Only IPv4/6 and MAC addresses can use a variable mask. All other items need a full mask (exact match).
As rules are translated to TC, it is possible to show them with something like:
tc -s filter show dev dtap1 parent 1:
55.4.2. Examples of testpmd flow rules
Drop packets for destination IP 192.0.2.1:
testpmd> flow create 0 priority 1 ingress pattern eth / ipv4 dst is 192.0.2.1 \
/ end actions drop / end
Ensure packets from a given MAC address are received on a queue 2:
testpmd> flow create 0 priority 2 ingress pattern eth src is 06:05:04:03:02:01 \
/ end actions queue index 2 / end
Drop UDP packets in vlan 3:
testpmd> flow create 0 priority 3 ingress pattern eth / vlan vid is 3 / \
ipv4 proto is 17 / end actions drop / end
Distribute IPv4 TCP packets using RSS to a given MAC address over queues 0-3:
testpmd> flow create 0 priority 4 ingress pattern eth dst is 0a:0b:0c:0d:0e:0f \
/ ipv4 / tcp / end actions rss queues 0 1 2 3 end / end
55.5. Multi-process sharing
It is possible to attach an existing TAP device in a secondary process, by declaring it as a vdev with the same name as in the primary process, and without any parameter.
The port attached in a secondary process will give access to the statistics and the queues. Therefore it can be used for monitoring or Rx/Tx processing.

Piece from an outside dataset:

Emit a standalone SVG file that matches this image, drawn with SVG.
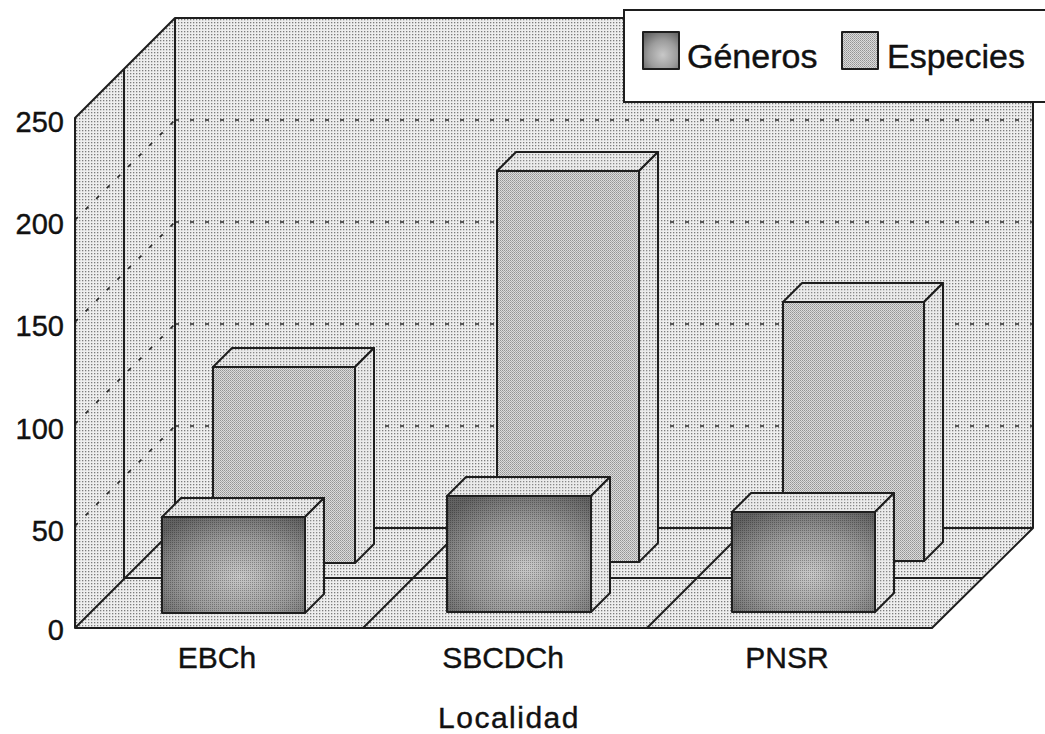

The IPC synchronization of Rx/Tx queues is currently limited:
Maximum 8 queues shared
Synchronized on probing, but not on later port update
55.6. RSS specifics
The default packet distribution in TAP without flow rules is done by the kernel which has a default flow based distribution. When flow rules are used to distribute packets across a set of queues, an eBPF program is used to calculate the RSS based on Toeplitz algorithm with the given key.
The hash is calculated for IPv4 and IPv6, over src/dst addresses (8 or 32 bytes for IPv4 or IPv6 respectively) and optionally the src/dst TCP/UDP ports (4 bytes).
55.7. Limitations
Since TAP device uses a file descriptor to talk to the kernel, the same number of queues must be specified for receive and transmit.
The RSS algorithm only support L3 or L4 functions. It does not support finer grain selections (for example: only IPV6 packets with extension headers).